MARCH DIRT-NOAH CROATINA 2015

 

It’s no secret that when it comes to Italian wine, there is no beating Piedmont. From regal Barolo and complex Barbaresco to simple yet excellent gems like Barbera, Dolcetto, and Freisa, one could devote their entire wine drinking existence to this region and want for very little. Yet, often left out of these conversations surrounding Piedmontese greatness is the region’s subalpine, hidden alpine alter-ego, Alto Piemonte.
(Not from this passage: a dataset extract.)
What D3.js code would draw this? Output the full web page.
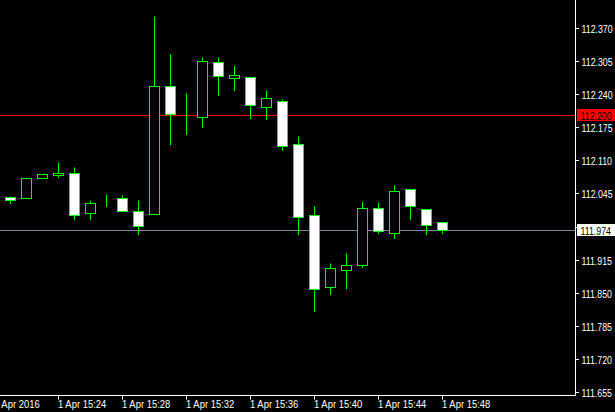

Though wine nerds like ourselves have long appreciated these northerly gems for their high-toned fruit and considerable value relative to their cousins to the south, this subregion is also one of Italy’s most intriguing. The wines of Piedmont are generally often referred to as ‘alpine’, yet it’s really these wines that deserve that title. A recent discovery for us, Azienda Agricola NOAH is a real treasure of the subregion, and it’s their two best wines that will take us to the region this month.

We’ll begin with what is one of the estate’s ‘humbler’ bottlings that is actually sourced from their oldest vines of any variety. Though Croatina is most often used as a blender grape to round out Nebbiolo’s natural rusticity when grown in colder climates such as these, when sourced from very old vines it can indeed produce wines that rival the best Nebbiolos in complexity and depth. Case in point is this wine. The last vintage ever made was 2015 and is it ever spectacular. Broad, deep, and fresh, it is a glorious example of an alpine red that balances drinkability and ripeness perfectly. 

How To:

Croatina, grown mainly in this corner of Piedmont and in parts of Lombardy, is one of Italy’s rarest varieties, covering fewer than 5,000 acres today. Unlike Nebbiolo, it is more at home in colder terroirs, and therefore achieves full ripess more easily than Nebbiolo, hence the tradition of blending it into the best Nebbiolo-based wines in favor of increased drinkability. When drinking this lovely wine, many other alpine reds come to mind–Savoie Mondeuse, Jura Poulsard, and Val d’Aosta Cornalin–they all share an alpine energy manifest by way of crunchy red fruit, mountain herbs, and a saline finish. Best drunk cool and with rich fare. Braised pork or beef with egg noodles would be ideal.